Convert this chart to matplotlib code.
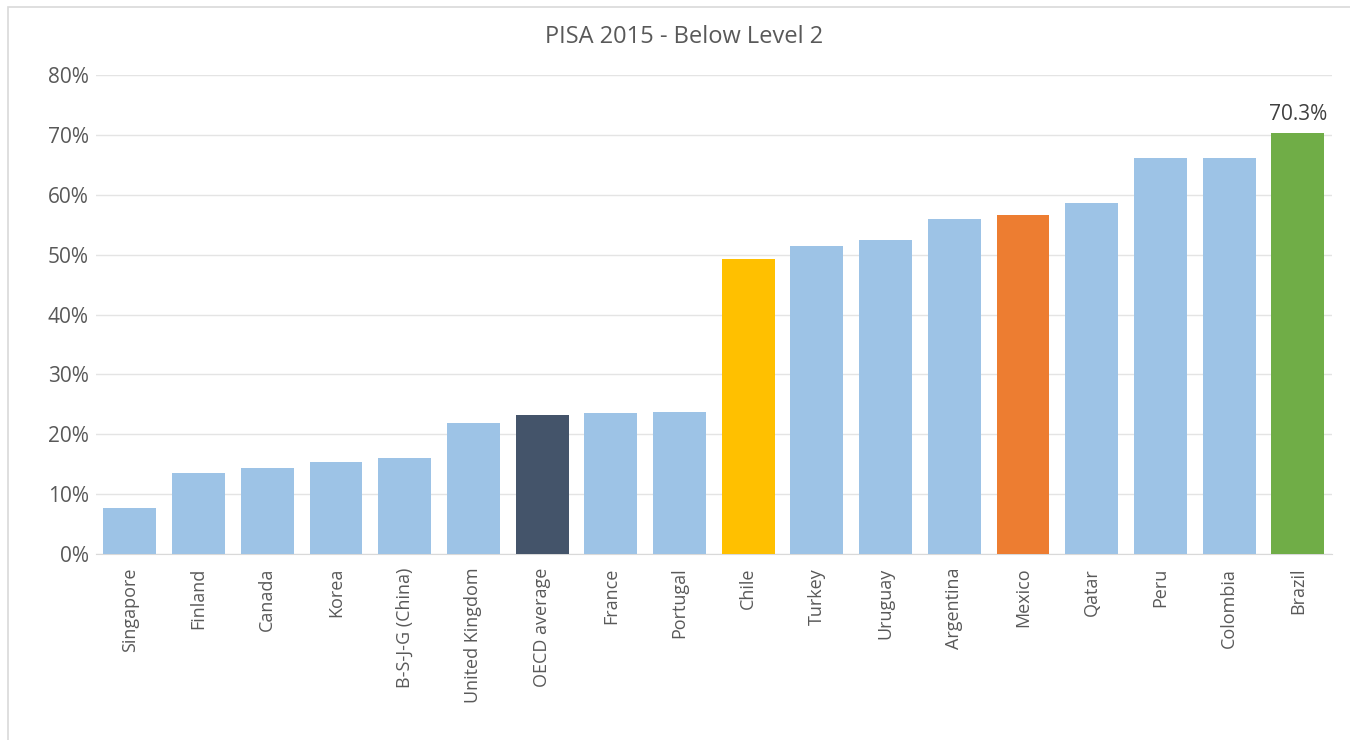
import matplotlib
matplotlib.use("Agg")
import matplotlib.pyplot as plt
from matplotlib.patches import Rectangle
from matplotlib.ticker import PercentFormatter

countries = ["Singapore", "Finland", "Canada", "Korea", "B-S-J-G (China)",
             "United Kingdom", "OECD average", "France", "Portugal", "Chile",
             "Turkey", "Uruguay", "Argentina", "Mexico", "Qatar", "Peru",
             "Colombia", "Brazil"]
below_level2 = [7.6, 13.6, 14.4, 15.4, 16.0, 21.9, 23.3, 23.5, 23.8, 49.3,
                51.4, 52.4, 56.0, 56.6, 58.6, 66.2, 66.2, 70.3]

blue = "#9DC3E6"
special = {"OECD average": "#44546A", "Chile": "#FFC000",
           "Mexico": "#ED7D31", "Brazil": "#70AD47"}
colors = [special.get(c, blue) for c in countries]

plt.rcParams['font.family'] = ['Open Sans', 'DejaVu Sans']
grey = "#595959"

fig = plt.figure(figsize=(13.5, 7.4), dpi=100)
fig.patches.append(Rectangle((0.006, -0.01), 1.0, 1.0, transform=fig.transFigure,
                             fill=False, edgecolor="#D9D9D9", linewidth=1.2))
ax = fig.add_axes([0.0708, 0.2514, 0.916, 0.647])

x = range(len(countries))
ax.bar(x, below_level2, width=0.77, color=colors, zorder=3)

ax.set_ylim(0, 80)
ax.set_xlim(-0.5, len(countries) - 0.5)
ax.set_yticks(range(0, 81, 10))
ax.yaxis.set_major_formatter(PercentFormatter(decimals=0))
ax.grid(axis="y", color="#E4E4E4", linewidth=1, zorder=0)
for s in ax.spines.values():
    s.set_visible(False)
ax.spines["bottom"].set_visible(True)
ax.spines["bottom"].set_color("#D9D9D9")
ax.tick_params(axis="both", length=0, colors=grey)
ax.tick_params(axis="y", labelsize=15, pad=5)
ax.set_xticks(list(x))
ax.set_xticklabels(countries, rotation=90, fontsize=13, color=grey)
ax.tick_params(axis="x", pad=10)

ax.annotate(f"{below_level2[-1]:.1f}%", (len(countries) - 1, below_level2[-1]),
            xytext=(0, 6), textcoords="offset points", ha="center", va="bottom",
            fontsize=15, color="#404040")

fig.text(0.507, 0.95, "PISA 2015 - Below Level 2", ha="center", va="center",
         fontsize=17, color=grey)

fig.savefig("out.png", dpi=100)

────────────────

What is needed: From the first line of the listing above, repeat every line through the one holding "51.4, 52.4, 56.0, 56.6, 58.6, 66.2, 66.2, 70.3]". Both ends count, and pictures stay out.

Reply:
Convert this chart to matplotlib code.
import matplotlib
matplotlib.use("Agg")
import matplotlib.pyplot as plt
from matplotlib.patches import Rectangle
from matplotlib.ticker import PercentFormatter

countries = ["Singapore", "Finland", "Canada", "Korea", "B-S-J-G (China)",
             "United Kingdom", "OECD average", "France", "Portugal", "Chile",
             "Turkey", "Uruguay", "Argentina", "Mexico", "Qatar", "Peru",
             "Colombia", "Brazil"]
below_level2 = [7.6, 13.6, 14.4, 15.4, 16.0, 21.9, 23.3, 23.5, 23.8, 49.3,
                51.4, 52.4, 56.0, 56.6, 58.6, 66.2, 66.2, 70.3]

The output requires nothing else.